Agama | 2025-12-10 18:25:03

Dalam sejarah panjang manusia, agama pernah menjadi jawaban paling awal bagi pertanyaan-pertanyaan besar yang tidak mampu dijelaskan akal. Mengapa petir menyambar, dari mana kehidupan datang, atau apa yang menimpa manusia setelah mati, semuanya dahulu dipahami melalui narasi religius. Pada masa ketika dunia masih gelap oleh ketidakpastian, agama tidak hanya menjadi sumber pengetahuan, tetapi juga fondasi moral yang menjaga keteraturan sosial. Ia mengikat komunitas yang hidup dalam ancaman, memberi rasa aman, sekaligus menyediakan landasan moral agar manusia tidak saling melukai.

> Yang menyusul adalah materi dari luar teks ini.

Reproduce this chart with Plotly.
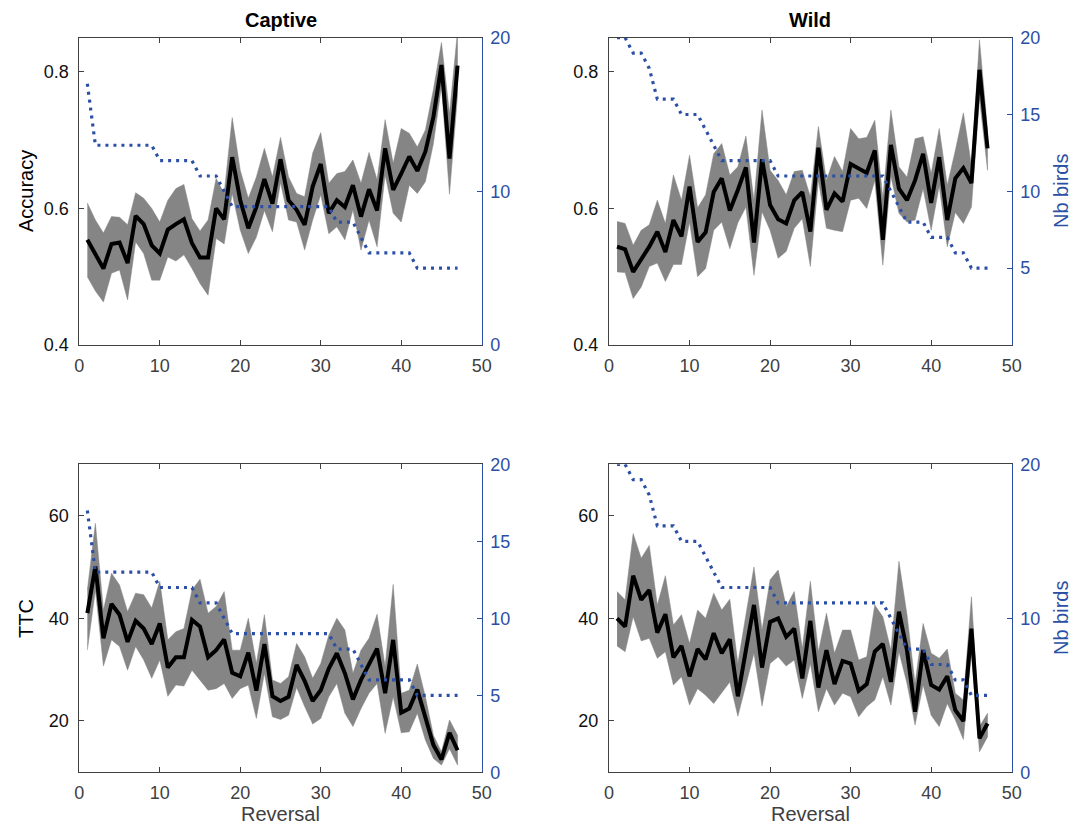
import plotly.graph_objects as go

reversal = list(range(1, 48))

cap_acc_mean = [0.554, 0.534, 0.512, 0.548, 0.550, 0.520, 0.589, 0.577, 0.546, 0.534,
                0.569, 0.577, 0.584, 0.549, 0.528, 0.528, 0.600, 0.584, 0.675, 0.612,
                0.571, 0.602, 0.643, 0.607, 0.672, 0.612, 0.598, 0.576, 0.632, 0.665,
                0.593, 0.612, 0.602, 0.634, 0.588, 0.628, 0.597, 0.688, 0.627, 0.651,
                0.676, 0.655, 0.683, 0.734, 0.810, 0.673, 0.809]
cap_acc_hi = [0.608, 0.583, 0.564, 0.588, 0.587, 0.576, 0.623, 0.615, 0.600, 0.580,
              0.612, 0.629, 0.635, 0.585, 0.567, 0.583, 0.644, 0.622, 0.733, 0.656,
              0.615, 0.646, 0.688, 0.646, 0.704, 0.646, 0.622, 0.617, 0.681, 0.711,
              0.637, 0.651, 0.654, 0.671, 0.637, 0.682, 0.642, 0.730, 0.666, 0.717,
              0.710, 0.690, 0.715, 0.774, 0.843, 0.739, 0.860]
cap_acc_lo = [0.500, 0.479, 0.463, 0.505, 0.510, 0.466, 0.551, 0.534, 0.495, 0.495,
              0.529, 0.523, 0.532, 0.512, 0.490, 0.473, 0.556, 0.548, 0.622, 0.568,
              0.534, 0.558, 0.597, 0.566, 0.638, 0.583, 0.580, 0.539, 0.583, 0.620,
              0.563, 0.573, 0.554, 0.598, 0.539, 0.583, 0.544, 0.649, 0.593, 0.580,
              0.634, 0.622, 0.639, 0.695, 0.779, 0.621, 0.766]

wild_acc_mean = [0.544, 0.540, 0.507, 0.525, 0.544, 0.566, 0.536, 0.583, 0.559, 0.632,
                 0.551, 0.565, 0.624, 0.644, 0.597, 0.627, 0.660, 0.550, 0.672, 0.605,
                 0.584, 0.578, 0.612, 0.624, 0.566, 0.689, 0.598, 0.622, 0.610, 0.665,
                 0.659, 0.652, 0.685, 0.554, 0.693, 0.629, 0.612, 0.641, 0.680, 0.608,
                 0.675, 0.583, 0.644, 0.659, 0.637, 0.803, 0.688]
wild_acc_hi = [0.581, 0.578, 0.546, 0.568, 0.576, 0.612, 0.578, 0.649, 0.612, 0.678,
               0.601, 0.620, 0.680, 0.695, 0.649, 0.661, 0.706, 0.612, 0.744, 0.656,
               0.641, 0.620, 0.654, 0.656, 0.617, 0.720, 0.641, 0.676, 0.654, 0.717,
               0.702, 0.704, 0.729, 0.615, 0.744, 0.661, 0.646, 0.702, 0.705, 0.651,
               0.717, 0.634, 0.685, 0.740, 0.663, 0.847, 0.715]
wild_acc_lo = [0.507, 0.506, 0.468, 0.485, 0.515, 0.520, 0.493, 0.518, 0.518, 0.580,
               0.500, 0.512, 0.568, 0.580, 0.541, 0.579, 0.602, 0.502, 0.595, 0.568,
               0.527, 0.537, 0.571, 0.585, 0.515, 0.641, 0.571, 0.568, 0.566, 0.612,
               0.615, 0.600, 0.641, 0.517, 0.647, 0.593, 0.580, 0.583, 0.629, 0.568,
               0.633, 0.544, 0.594, 0.578, 0.602, 0.761, 0.656]

cap_ttc_mean = [41.0, 50.1, 36.1, 42.8, 40.7, 35.4, 39.5, 38.0, 35.0, 39.0,
                30.4, 32.4, 32.4, 39.7, 38.4, 32.4, 33.8, 35.9, 29.4, 28.7,
                33.3, 25.9, 35.0, 24.8, 23.9, 24.7, 30.9, 27.8, 23.9, 26.0,
                30.2, 33.2, 29.3, 24.2, 28.0, 31.2, 34.1, 25.4, 35.8, 21.6,
                22.4, 26.1, 20.5, 15.3, 12.5, 17.7, 14.3]
cap_ttc_hi = [45.5, 58.5, 41.6, 48.8, 46.5, 41.3, 44.9, 44.6, 42.0, 47.2,
              35.8, 37.4, 38.0, 45.5, 47.6, 41.0, 42.3, 45.2, 33.8, 33.8,
              40.0, 31.2, 40.7, 28.0, 27.3, 28.6, 35.1, 32.5, 28.3, 31.2,
              36.7, 40.0, 37.7, 29.3, 33.8, 36.1, 40.8, 30.6, 46.6, 25.4,
              26.0, 31.1, 24.7, 17.2, 14.0, 20.2, 17.2]
cap_ttc_lo = [33.8, 45.5, 30.7, 35.8, 34.5, 29.9, 34.5, 31.9, 28.3, 31.9,
              24.8, 27.0, 26.8, 29.9, 28.0, 26.0, 26.3, 27.3, 24.4, 26.3,
              27.0, 20.5, 29.3, 20.8, 20.3, 21.1, 26.5, 22.8, 19.4, 20.5,
              24.7, 27.3, 21.5, 18.9, 22.4, 25.4, 27.3, 17.6, 24.7, 17.7,
              17.9, 21.5, 16.3, 12.7, 11.4, 14.6, 11.4]

wild_ttc_mean = [40.0, 38.4, 48.3, 43.6, 45.5, 37.2, 40.8, 32.4, 34.6, 28.7,
                 34.0, 32.0, 37.1, 33.2, 35.9, 24.8, 33.8, 42.6, 30.4, 39.3,
                 40.0, 36.4, 38.0, 28.3, 39.5, 26.5, 33.8, 27.2, 31.7, 31.2,
                 25.9, 27.2, 33.5, 35.0, 27.6, 41.3, 33.8, 21.8, 33.8, 27.0,
                 26.1, 28.7, 22.1, 20.0, 38.0, 16.6, 19.5]
wild_ttc_hi = [45.2, 43.6, 56.5, 51.7, 54.2, 42.6, 48.3, 38.7, 40.7, 35.1,
               41.6, 40.0, 44.9, 41.6, 43.7, 31.2, 40.7, 50.0, 37.7, 47.5,
               49.4, 42.3, 45.2, 34.1, 47.2, 33.5, 41.0, 33.2, 37.7, 37.7,
               31.9, 32.5, 42.6, 40.3, 33.8, 51.1, 40.7, 27.3, 39.0, 33.2,
               32.2, 34.0, 25.4, 24.1, 44.2, 18.9, 21.5]
wild_ttc_lo = [34.6, 33.5, 40.3, 35.6, 36.1, 32.2, 33.5, 27.0, 28.6, 23.1,
               26.3, 25.0, 23.4, 25.4, 27.6, 20.9, 27.0, 33.2, 22.9, 31.2,
               32.5, 30.7, 31.9, 24.4, 31.2, 21.8, 26.3, 23.1, 25.4, 24.7,
               20.8, 22.8, 24.1, 28.6, 23.1, 33.5, 27.3, 19.2, 27.0, 21.1,
               18.9, 23.4, 20.2, 16.4, 33.2, 14.0, 16.9]

cap_birds = [17] + [13] * 8 + [12] * 5 + [11] * 3 + [10] + [9] * 13 + [8] * 3 + [7] + [6] * 6 + [5] * 6
wild_birds = [20, 20, 19, 19, 18, 16, 16, 16, 15, 15, 15, 14, 13] + [12] * 7 + [11] * 14 + \
             [10, 9, 8, 8, 8, 7, 7, 7, 6, 6, 5, 5, 5]

col_titles = ["Captive", "Wild"]
row_titles = ["Accuracy", "TTC"]
x_ticks = [0, 10, 20, 30, 40, 50]
acc_ticks = [0.4, 0.6, 0.8]
ttc_ticks = [20, 40, 60]
birds_ticks = [[0, 10, 20], [5, 10, 15, 20], [0, 5, 10, 15, 20], [0, 10, 20]]

BLUE = "#2C4FA6"
BAND = "#858585"
AX = "#404040"
FONT = "Liberation Sans"

# page has an 8px body margin: figure occupies window pixels 8..1084, 8..828
OFF = 8
W, H = 1084 - OFF, 828 - OFF


def px(x):
    return (x - OFF) / W


def py(y):
    return 1 - (y - OFF) / H


xdom = [[px(79.3), px(481.7)], [px(609.0), px(1011.7)]]
ydom = [[py(345.0), py(37.7)], [py(772.3), py(464.3)]]

panels = [
    (cap_acc_mean, cap_acc_hi, cap_acc_lo, cap_birds, 0, 0),
    (wild_acc_mean, wild_acc_hi, wild_acc_lo, wild_birds, 0, 1),
    (cap_ttc_mean, cap_ttc_hi, cap_ttc_lo, cap_birds, 1, 0),
    (wild_ttc_mean, wild_ttc_hi, wild_ttc_lo, wild_birds, 1, 1),
]

fig = go.Figure()
layout = {}
for i, (mean, hi, lo, birds, r, c) in enumerate(panels):
    xn = i + 1
    yl = 2 * i + 1
    yr = 2 * i + 2
    xs = "x" if xn == 1 else f"x{xn}"
    yls = "y" if yl == 1 else f"y{yl}"
    yrs = f"y{yr}"
    fig.add_trace(go.Scatter(x=reversal + reversal[::-1], y=hi + lo[::-1], fill="toself",
                             fillcolor=BAND, line=dict(color=BAND, width=0.5), mode="lines",
                             xaxis=xs, yaxis=yls, showlegend=False, hoverinfo="skip"))
    fig.add_trace(go.Scatter(x=reversal, y=mean, mode="lines", line=dict(color="black", width=4),
                             xaxis=xs, yaxis=yls, showlegend=False))
    fig.add_trace(go.Scatter(x=reversal, y=birds, mode="lines",
                             line=dict(color=BLUE, width=3.2, dash="3px,5px"),
                             xaxis=xs, yaxis=yrs, showlegend=False))
    xkey = "xaxis" if xn == 1 else f"xaxis{xn}"
    layout[xkey] = dict(domain=xdom[c], anchor=yls, range=[0, 50], tickvals=x_ticks,
                        ticks="inside", ticklen=5, tickcolor=AX, showline=True, linecolor=AX,
                        linewidth=1, mirror="ticks", showgrid=False, zeroline=False,
                        automargin=False,
                        tickfont=dict(family=FONT, size=18, color=AX), ticklabelstandoff=4)
    ylkey = "yaxis" if yl == 1 else f"yaxis{yl}"
    if r == 0:
        yrange, yticks, fmt = [0.4, 0.85], acc_ticks, ".1f"
    else:
        yrange, yticks, fmt = [10, 70], ttc_ticks, "d"
    layout[ylkey] = dict(domain=ydom[r], anchor=xs, range=yrange, tickvals=yticks, tickformat=fmt,
                         ticks="inside", ticklen=5, tickcolor=AX, showline=True, linecolor=AX,
                         linewidth=1, showgrid=False, zeroline=False, automargin=False,
                         tickfont=dict(family=FONT, size=18, color="#111111"), ticklabelstandoff=6)
    layout[f"yaxis{yr}"] = dict(overlaying=yls, anchor=xs, side="right", range=[0, 20],
                                tickvals=birds_ticks[i], ticks="inside", ticklen=5, tickcolor=BLUE,
                                showline=True, linecolor=BLUE, linewidth=1, showgrid=False,
                                zeroline=False, automargin=False,
                                tickfont=dict(family=FONT, size=18, color=BLUE),
                                ticklabelstandoff=4)

ann = []
for c, t in enumerate(col_titles):
    xc = (xdom[c][0] + xdom[c][1]) / 2
    ann.append(dict(text=f"<b>{t}</b>", x=xc, y=py(20), xref="paper", yref="paper", showarrow=False,
                    font=dict(family=FONT, size=20, color="black"), xanchor="center", yanchor="middle"))
    ann.append(dict(text="Reversal", x=xc, y=py(814), xref="paper", yref="paper", showarrow=False,
                    font=dict(family=FONT, size=20, color=AX), xanchor="center", yanchor="middle"))
ann.append(dict(text=row_titles[0], x=px(26), y=py(191), xref="paper", yref="paper",
                showarrow=False, textangle=-90, font=dict(family=FONT, size=20, color="black"),
                xanchor="center", yanchor="middle"))
ann.append(dict(text=row_titles[1], x=px(26), y=py(619), xref="paper", yref="paper",
                showarrow=False, textangle=-90, font=dict(family=FONT, size=20, color="black"),
                xanchor="center", yanchor="middle"))
ann.append(dict(text="Nb birds", x=px(1061), y=py(191), xref="paper", yref="paper",
                showarrow=False, textangle=-90, font=dict(family=FONT, size=20, color=BLUE),
                xanchor="center", yanchor="middle"))
ann.append(dict(text="Nb birds", x=px(1061), y=py(618), xref="paper", yref="paper",
                showarrow=False, textangle=-90, font=dict(family=FONT, size=20, color=BLUE),
                xanchor="center", yanchor="middle"))

fig.update_layout(width=W, height=H, margin=dict(l=0, r=0, t=0, b=0), paper_bgcolor="white",
                  plot_bgcolor="white", annotations=ann, **layout)
fig.write_html("out.html")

Sebagaimana dipahami oleh banyak pemikir hukum klasik, termasuk Sudikno Mertokusumo, moral pada dasarnya lahir dari kebutuhan manusia untuk bekerja sama dan menjaga kepentingannya. Ia merupakan titik temu antara kebebasan pribadi dan keharusan hidup bersama. Dalam masyarakat awal, ketika hukum formal belum terbangun, agama menjadi otoritas yang memberi legitimasi pada moral tersebut. Perintah dan larangan menjadi kuat bukan hanya karena tekanan sosial, tetapi karena diyakini dijaga oleh kekuatan yang melampaui manusia.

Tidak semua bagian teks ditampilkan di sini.